Editorial de la edición de junio.

En la famosa novela infantil Charlie y la fábrica de chocolate, escrita por el inglés Roald Dahl en 1964, uno de los niños afortunados con el billete dorado que permite el ingreso a la planta de Willy Wonka lleva por nombre Mike Tevé. Seis décadas atrás, el autor británico describió a uno de sus personajes como apasionado por la televisión, especialmente por las historias de gangsters, una característica que lo llevaba a aislarse y a tener poco contacto con los demás. Cuarenta años después, cuando en 2005 se estrena el film de Tim Burton, el mismo personaje es adaptado a las costumbres del nuevo milenio, y entonces se lo ve concentrado en un videojuego donde abundan los disparos, mientras explica con suma inteligencia a los periodistas cómo hizo para conseguir el billete deseado, al mismo tiempo que sus padres se muestran absolutamente desconcertados frente a las palabras, emociones y gustos de su hijo.

Esa breve escena refleja, sin dudas de modo exacerbado, una situación que hoy se ha vuelto moneda corriente en muchas familias, donde la computadora o la consola de juegos han cobrado un protagonismo estelar durante buena parte de la jornada. Cada vez a una edad más temprana, niños, niñas y adolescentes ocupan sus horas de ocio –y más también– cumpliendo objetivos a través de una pantalla, un joystick y jugando individualmente o en red, según el caso.

La cultura gamer –ese vasto universo relacionado con el mundo de los videojuegos– se ha ido propagando a lo largo de las últimas décadas, potenciada en los últimos años por el confinamiento producto de la pandemia del covid 19, al punto que nuclea a millones de personas en todo el mundo, aficionados y profesionales, generando nuevas comunidades que tienen sus propias características de relación.

Incluso para quienes conformamos la redacción de Ciudad Nueva ha sido un desafío zambullirnos en un tema en parte desconocido, nutriéndonos de jóvenes que aportan una mirada desde adentro que puede ayudar a comprender no solo términos poco habituales en el vocabulario de los adultos sino modos y maneras de pensar y sentir de generaciones que crecen con hábitos diferentes.

¿En cuántas casas resuena con insistencia el pedido de los padres para que los hijos abandonen el sofá y los videojuegos para salir al patio, a la plaza o al parque a divertirse “como antes”? Ese reclamo coincide con las palabras del papa Francisco en la vigilia de oración durante la Jornada Mundial de la Juventud en Polonia, el 30 de julio de 2016. Bergoglio, luego de referirse a la parálisis y el encierro que pueden generar el miedo de salir al mundo, hizo hincapié en “otra parálisis todavía más peligrosa y muchas veces difícil de identificar; y que nos cuesta mucho descubrir.

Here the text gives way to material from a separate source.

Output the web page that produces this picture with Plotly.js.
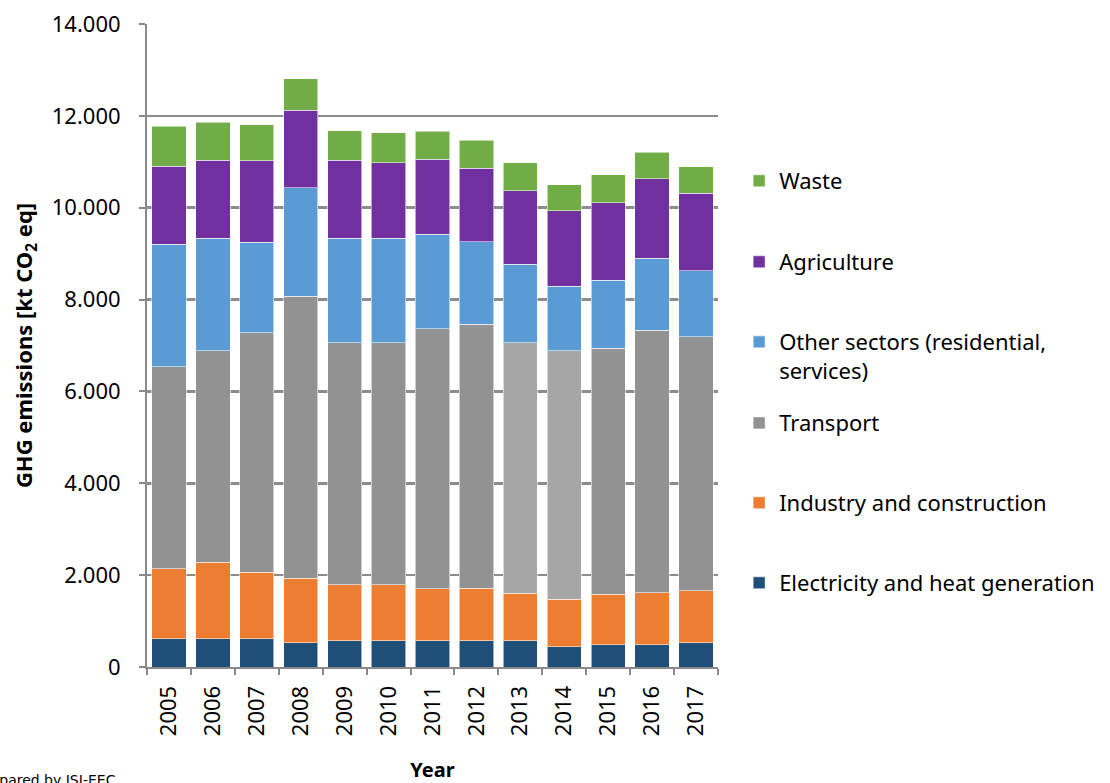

Me gusta llamarla la parálisis que nace cuando se confunde ‘felicidad’ con un ‘sofá/kanapa (canapé)’. Sí, creer que para ser feliz necesitamos un buen sofá/canapé. Un sofá que nos ayude a estar cómodos, tranquilos, bien seguros. Un sofá que nos garantiza horas de tranquilidad para trasladarnos al mundo de los videojuegos y pasar horas frente a la computadora. Un sofá contra todo tipo de dolores y temores. Un sofá que nos haga quedarnos encerrados en casa, sin fatigarnos ni preocuparnos. (…) Es probablemente la parálisis silenciosa que más nos puede perjudicar, que más puede arruinar a la juventud. (…) Sin darnos cuenta, nos vamos quedando dormidos, nos vamos quedando embobados y atontados”. No se trata de oponerse a la cultura gamer sino descubrir ante esos riesgos el invalorable aporte de los adultos que, acercándose al mundo de los videojuegos, pueden encontrar herramientas para acompañar a sus hijos en un uso equilibrado de estos cada vez más novedosos modos de entretenimiento que, como veremos en las páginas siguientes, se han convertido también en una industria que mueve millones de dólares en todo el mundo.